start Dataset extract

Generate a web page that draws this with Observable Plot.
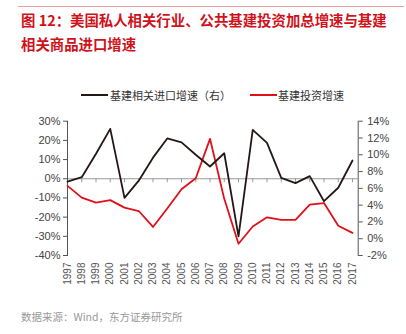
<!DOCTYPE html>
<html><head><meta charset="utf-8">
<script src="https://cdn.jsdelivr.net/npm/d3@7"></script>
<script src="https://cdn.jsdelivr.net/npm/@observablehq/plot@0.6"></script>
<style>
body{margin:0;background:#fff;}
#wrap{position:relative;width:406px;height:334px;overflow:hidden;font-family:"Liberation Sans","Noto Sans CJK SC",sans-serif;}
.abs{position:absolute;white-space:nowrap;}
#rule{left:18px;top:6px;width:386px;height:0;border-top:1.5px solid #e8a0a0;}
.title{left:21px;color:#d0121b;font-weight:bold;font-size:14.4px;font-family:"Noto Sans CJK SC",sans-serif;line-height:18px;}
.leg{top:88px;font-size:11px;color:#333;font-family:"Noto Sans CJK SC",sans-serif;line-height:14px;}
.sw{position:absolute;height:0;border-top:2px solid;}
#cap{left:21px;top:309px;font-size:10.5px;color:#999;font-family:"Noto Sans CJK SC",sans-serif;}
#plot{position:absolute;left:0;top:0;}
</style></head>
<body>
<div id="wrap">
  <div id="rule" class="abs"></div>
  <div class="abs title" style="top:11px">图 12：美国私人相关行业、公共基建投资加总增速与基建</div>
  <div class="abs title" style="top:35px">相关商品进口增速</div>
  <div class="sw" style="left:81px;top:94px;width:27px;border-color:#231815"></div>
  <div class="abs leg" style="left:110px">基建相关进口增速（右）</div>
  <div class="sw" style="left:250px;top:94px;width:27px;border-color:#e0101a"></div>
  <div class="abs leg" style="left:278px">基建投资增速</div>
  <div id="plot"></div>
  <div id="cap" class="abs">数据来源：Wind，东方证券研究所</div>
</div>
<script>
const years = [1997,1998,1999,2000,2001,2002,2003,2004,2005,2006,2007,2008,2009,2010,2011,2012,2013,2014,2015,2016,2017];
// black line, read on left axis
const importGrowth = [-1.5,0.8,13,26,-10,-1,11,21,19,12.5,6.4,13.3,-30,25.5,18.7,0.5,-2.3,1.4,-11.7,-4.7,9.5];
// red line, read on right axis
const investGrowth = [6.3,4.9,4.3,4.6,3.7,3.3,1.4,3.6,5.9,7.2,11.9,4.75,-0.6,1.45,2.55,2.25,2.25,4.05,4.25,1.55,0.7];
const leftTicks = [-40,-30,-20,-10,0,10,20,30];
const rightTicks = [-2,0,2,4,6,8,10,12,14];

// map right-axis values onto left-axis units
const toLeft = r => -40 + (r + 2) * 70 / 16;
const fromLeft = l => Math.round((l + 40) * 16 / 70 - 2);

const black = years.map((y,i)=>({year:y, v:importGrowth[i]}));
const red = years.map((y,i)=>({year:y, v:toLeft(investGrowth[i])}));

const chart = Plot.plot({
  width: 406, height: 334,
  marginLeft: 67, marginRight: 48.3, marginTop: 120.7, marginBottom: 79,
  style: {fontFamily: '"Liberation Sans", Arial, sans-serif', fontSize: "11px", color: "#444", background: "transparent"},
  x: {domain: [1997, 2017.4]},
  y: {domain: [-40, 30]},
  marks: [
    Plot.ruleY([0], {stroke: "#999", strokeWidth: 1}),
    Plot.ruleX(years, {x: d=>d, y1: 0, y2: 0, insetBottom: -4, stroke: "#999"}),
    Plot.frame({anchor: "left", stroke: "#555"}),
    Plot.frame({anchor: "right", stroke: "#555"}),
    Plot.axisY({anchor: "left", ticks: leftTicks, tickFormat: d => d + "%", tickSize: 4, tickPadding: 3, stroke: "#555", label: null}),
    Plot.axisY({anchor: "right", ticks: rightTicks.map(toLeft), tickFormat: d => fromLeft(d) + "%", tickSize: 4, tickPadding: 5, stroke: "#555", label: null}),
    Plot.axisX({anchor: "bottom", ticks: years, tickFormat: d => String(d), tickRotate: -90, tickSize: 0, tickPadding: 7, fontSize: 10, fill: "#555", label: null}),
    Plot.line(red, {x: "year", y: "v", stroke: "#e0101a", strokeWidth: 1.8}),
    Plot.line(black, {x: "year", y: "v", stroke: "#231815", strokeWidth: 1.8})
  ]
});
document.getElementById("plot").appendChild(chart);
</script>
</body></html>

end Dataset extract

What this task involves: Repeat the data above exactly, but not the pictures.

Complete output:
Generate a web page that draws this with Observable Plot.
<!DOCTYPE html>
<html><head><meta charset="utf-8">
<script src="https://cdn.jsdelivr.net/npm/d3@7"></script>
<script src="https://cdn.jsdelivr.net/npm/@observablehq/plot@0.6"></script>
<style>
body{margin:0;background:#fff;}
#wrap{position:relative;width:406px;height:334px;overflow:hidden;font-family:"Liberation Sans","Noto Sans CJK SC",sans-serif;}
.abs{position:absolute;white-space:nowrap;}
#rule{left:18px;top:6px;width:386px;height:0;border-top:1.5px solid #e8a0a0;}
.title{left:21px;color:#d0121b;font-weight:bold;font-size:14.4px;font-family:"Noto Sans CJK SC",sans-serif;line-height:18px;}
.leg{top:88px;font-size:11px;color:#333;font-family:"Noto Sans CJK SC",sans-serif;line-height:14px;}
.sw{position:absolute;height:0;border-top:2px solid;}
#cap{left:21px;top:309px;font-size:10.5px;color:#999;font-family:"Noto Sans CJK SC",sans-serif;}
#plot{position:absolute;left:0;top:0;}
</style></head>
<body>
<div id="wrap">
  <div id="rule" class="abs"></div>
  <div class="abs title" style="top:11px">图 12：美国私人相关行业、公共基建投资加总增速与基建</div>
  <div class="abs title" style="top:35px">相关商品进口增速</div>
  <div class="sw" style="left:81px;top:94px;width:27px;border-color:#231815"></div>
  <div class="abs leg" style="left:110px">基建相关进口增速（右）</div>
  <div class="sw" style="left:250px;top:94px;width:27px;border-color:#e0101a"></div>
  <div class="abs leg" style="left:278px">基建投资增速</div>
  <div id="plot"></div>
  <div id="cap" class="abs">数据来源：Wind，东方证券研究所</div>
</div>
<script>
const years = [1997,1998,1999,2000,2001,2002,2003,2004,2005,2006,2007,2008,2009,2010,2011,2012,2013,2014,2015,2016,2017];
// black line, read on left axis
const importGrowth = [-1.5,0.8,13,26,-10,-1,11,21,19,12.5,6.4,13.3,-30,25.5,18.7,0.5,-2.3,1.4,-11.7,-4.7,9.5];
// red line, read on right axis
const investGrowth = [6.3,4.9,4.3,4.6,3.7,3.3,1.4,3.6,5.9,7.2,11.9,4.75,-0.6,1.45,2.55,2.25,2.25,4.05,4.25,1.55,0.7];
const leftTicks = [-40,-30,-20,-10,0,10,20,30];
const rightTicks = [-2,0,2,4,6,8,10,12,14];

// map right-axis values onto left-axis units
const toLeft = r => -40 + (r + 2) * 70 / 16;
const fromLeft = l => Math.round((l + 40) * 16 / 70 - 2);

const black = years.map((y,i)=>({year:y, v:importGrowth[i]}));
const red = years.map((y,i)=>({year:y, v:toLeft(investGrowth[i])}));

const chart = Plot.plot({
  width: 406, height: 334,
  marginLeft: 67, marginRight: 48.3, marginTop: 120.7, marginBottom: 79,
  style: {fontFamily: '"Liberation Sans", Arial, sans-serif', fontSize: "11px", color: "#444", background: "transparent"},
  x: {domain: [1997, 2017.4]},
  y: {domain: [-40, 30]},
  marks: [
    Plot.ruleY([0], {stroke: "#999", strokeWidth: 1}),
    Plot.ruleX(years, {x: d=>d, y1: 0, y2: 0, insetBottom: -4, stroke: "#999"}),
    Plot.frame({anchor: "left", stroke: "#555"}),
    Plot.frame({anchor: "right", stroke: "#555"}),
    Plot.axisY({anchor: "left", ticks: leftTicks, tickFormat: d => d + "%", tickSize: 4, tickPadding: 3, stroke: "#555", label: null}),
    Plot.axisY({anchor: "right", ticks: rightTicks.map(toLeft), tickFormat: d => fromLeft(d) + "%", tickSize: 4, tickPadding: 5, stroke: "#555", label: null}),
    Plot.axisX({anchor: "bottom", ticks: years, tickFormat: d => String(d), tickRotate: -90, tickSize: 0, tickPadding: 7, fontSize: 10, fill: "#555", label: null}),
    Plot.line(red, {x: "year", y: "v", stroke: "#e0101a", strokeWidth: 1.8}),
    Plot.line(black, {x: "year", y: "v", stroke: "#231815", strokeWidth: 1.8})
  ]
});
document.getElementById("plot").appendChild(chart);
</script>
</body></html>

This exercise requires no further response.